Yargıtay Kararı 4. Hukuk Dairesi 2016/11397 E. 2018/7065 K. 15.11.2018 T.

YARGITAY KARARI
DAİRE : 4. Hukuk Dairesi
ESAS NO : 2016/11397
KARAR NO : 2018/7065
KARAR TARİHİ : 15.11.2018

MAHKEMESİ :Asliye Hukuk Mahkemesi

Davacı … Bakanlığı vekili Avukat … tarafından, davalı … aleyhine 17/03/2015 gününde verilen dilekçe ile yersiz ödenen evde bakım ücretinin istirdadı istenmesi üzerine mahkemece yapılan yargılama sonunda; davanın kısmen kabulüne dair verilen 05/06/2015 günlü kararın Yargıtayca incelenmesi davacı vekili tarafından süresi içinde istenilmekle dosya içerisindeki kağıtlar incelenerek gereği görüşüldü.
Tebligatların nasıl yapılacağı 7201 sayılı Tebligat Kanunu’nda düzenlenmiştir.
7201 Sayılı Tebligat Kanunu’nun bilinen adrese tebligatı düzenleyen 10. maddesinin 1. fıkrasına göre; tebligat muhatabın bilinen en son adresinde yapılır. 6099 sayılı Kanun’un 3. maddesi ile eklenen aynı maddenin 2. fıkrasına göre ise, bilinen en son adresin tebligata elverişli olmadığının anlaşılması veya tebligat yapılamaması halinde, muhatabın adres kayıt sisteminde bulunan yerleşim yeri adresi, bilinen en son adresi olarak kabul edilir ve tebligat bu adrese yapılır.
Aynı Kanunun’un “Tebliğ imkansızlığı ve tebellüğden imtina” başlıklı 21/1. maddesinde; “Kendisine tebligat yapılacak kimse veya yukarıdaki maddeler mucibince tebligat yapılabilecek kimselerden hiçbiri gösterilen adreste bulunmaz veya tebellüğden imtina ederse, tebliğ memuru tebliğ olunacak evrakı, o yerin muhtar veya ihtiyar heyeti azasından birine veyahut zabıta amir ve memurlarına imza mukabilinde teslim eder ve tesellüm edenin adresini ihtiva eden ihbarnameyi gösterilen adresteki binanın kapısına yapıştırmakla beraber, adreste bulunmama halinde tebliğ olunacak şahsa keyfiyetin haber verilmesini de mümkün oldukça en yakın komşularından birine, varsa yönetici veya kapıcıya da bildirilir. İhbarnamenin kapıya yapıştırıldığı tarih, tebliğ tarihi sayılır.” hükmü yer almaktadır.

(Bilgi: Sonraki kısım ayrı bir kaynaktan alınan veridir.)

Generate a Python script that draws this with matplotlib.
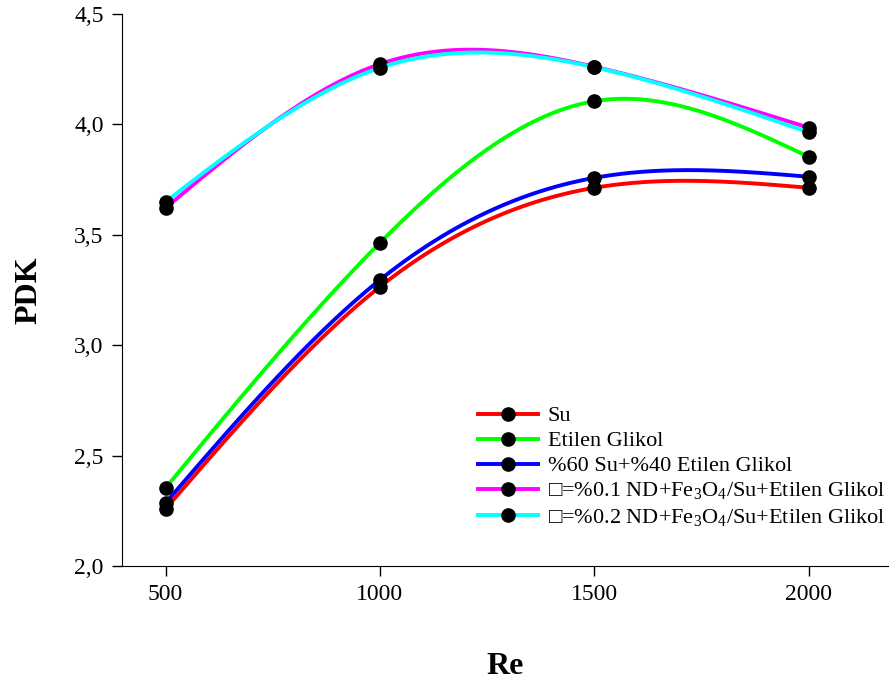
import matplotlib
matplotlib.use("Agg")
import matplotlib.pyplot as plt
import numpy as np

plt.rcParams['font.family'] = ['Liberation Serif', 'DejaVu Sans']
plt.rcParams['mathtext.fontset'] = 'custom'
plt.rcParams['mathtext.rm'] = 'Liberation Serif'

re = [500, 1000, 1500, 2000]
su = [2.258, 3.264, 3.712, 3.712]
etilen = [2.353, 3.463, 4.104, 3.852]
karisim = [2.285, 3.295, 3.757, 3.762]
nd01 = [3.621, 4.272, 4.260, 3.984]
nd02 = [3.649, 4.255, 4.258, 3.963]

names = ["Su", "Etilen Glikol", "%60 Su+%40 Etilen Glikol",
         "\u25a1=%0.1 ND+Fe$_3$O$_4$/Su+Etilen Glikol",
         "\u25a1=%0.2 ND+Fe$_3$O$_4$/Su+Etilen Glikol"]
colors = ["#ff0000", "#00ff00", "#0000ff", "#ff00ff", "#00ffff"]
ticks_y = ["2,0", "2,5", "3,0", "3,5", "4,0", "4,5"]


def spline(x, y, xs):
    # dogal kubik spline (SigmaPlot gibi yumusak egri)
    x = np.asarray(x, float)
    y = np.asarray(y, float)
    n = len(x)
    h = np.diff(x)
    A = np.zeros((n, n))
    b = np.zeros(n)
    A[0, 0] = A[-1, -1] = 1
    for i in range(1, n - 1):
        A[i, i - 1] = h[i - 1]
        A[i, i] = 2 * (h[i - 1] + h[i])
        A[i, i + 1] = h[i]
        b[i] = 6 * ((y[i + 1] - y[i]) / h[i] - (y[i] - y[i - 1]) / h[i - 1])
    M = np.linalg.solve(A, b)
    k = np.clip(np.searchsorted(x, xs) - 1, 0, n - 2)
    t1 = x[k + 1] - xs
    t2 = xs - x[k]
    return (M[k] * t1**3 / (6 * h[k]) + M[k + 1] * t2**3 / (6 * h[k])
            + (y[k] / h[k] - M[k] * h[k] / 6) * t1
            + (y[k + 1] / h[k] - M[k + 1] * h[k] / 6) * t2)


fig = plt.figure(figsize=(8.89, 6.86), dpi=100)
ax = fig.add_axes([0.137, 0.175, 0.862, 0.805])

xs = np.linspace(re[0], re[-1], 300)
for vals, name, c in zip([su, etilen, karisim, nd01, nd02], names, colors):
    ax.plot(xs, spline(re, vals, xs), color=c, lw=2.8)
    ax.plot(re, vals, "o", color="black", ms=9.5)
    ax.plot([], [], color=c, lw=2.8, marker="o", mfc="black", mec="black",
            ms=9.5, label=name)

ax.set_xlim(398, 2185)
ax.set_ylim(2.0, 4.5)
ax.set_xticks(re)
ax.set_yticks(np.arange(2.0, 4.51, 0.5))
ax.set_yticklabels(ticks_y)
ax.tick_params(labelsize=17, direction="out", length=7, width=1, pad=6)
ax.spines["top"].set_visible(False)
ax.spines["right"].set_visible(False)
ax.set_xlabel("Re", fontsize=23, fontweight="bold", labelpad=34)
ax.set_ylabel("PDK", fontsize=23, fontweight="bold", labelpad=22)

ax.legend(loc="upper left", bbox_to_anchor=(0.45, 0.31), frameon=False,
          fontsize=16, handlelength=2.7, borderpad=0, labelspacing=0.2,
          handletextpad=0.45)

fig.savefig("out.png", dpi=100)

Madde metni, iki hali birlikte düzenlemiştir. Bunlardan ilki “adreste bulunmama”, diğeri ise “tebellüğden imtina” dır.
Somut olayda; mahkemenin gerekçeli kararının davalı …’ye Tebligat Kanunu’nun 21/1. maddesine göre yapıldığı, tebligat evrakında bilgisine başvurulan komşu adının (temin edilemedi) bulunmadığı, adı geçen davalıya davacının temyiz dilekçesinin de tebliğ edilmediği anlaşılmaktadır.
Adı geçen bu davalıya Tebligat Kanunu’nun 21/1. maddesine göre yukarıda izah edilen şekilde yapılan gerekçeli karar tebligatında, muhatabın geçici olarak adresten ayrıldığının bildirilmesi halinde bildirimi yapan komşusunun kim olduğunun açık bir şekilde belirtilmesi ve imzasının alınması gerektiği, aksine bir durumda yapılan tebligatın geçerli olmadığı, benzer bir olaya ilişkin olarak Yargıtay Hukuk Genel Kurulunun 22/12/2004 tarihli, 12-765 esas, 730 sayılı kararında ifade edilmiştir. Dolayısıyla davalı adına Tebligat Kanunu’nun 21/1. maddesine göre yapıldığı anlaşılan gerekçeli karar tebliği usulüne uygun değildir.

Şu durumda; mahkemece davalı …’ye yukarıda belirtilen yasal düzenlemeler uyarınca mahkeme gerekçeli kararının ve davacının temyiz dilekçesinin tebliğinin sağlanması, yasal temyiz süresi beklendikten sonra gönderilmesi için dosyanın mahal mahkemesine geri çevrilmesi gerekmektedir.
SONUÇ: Dosyanın gösterilen nedenle ve yukarıda bildirilen şekilde işlem yapılıp, eksiklikler tamamlandıktan sonra temyiz incelemesi yapılmak üzere Yargıtay’a yeniden gönderilmesi için mahal mahkemesine GERİ ÇEVRİLMESİNE 15/11/2018 gününde oy birliğiyle karar verildi.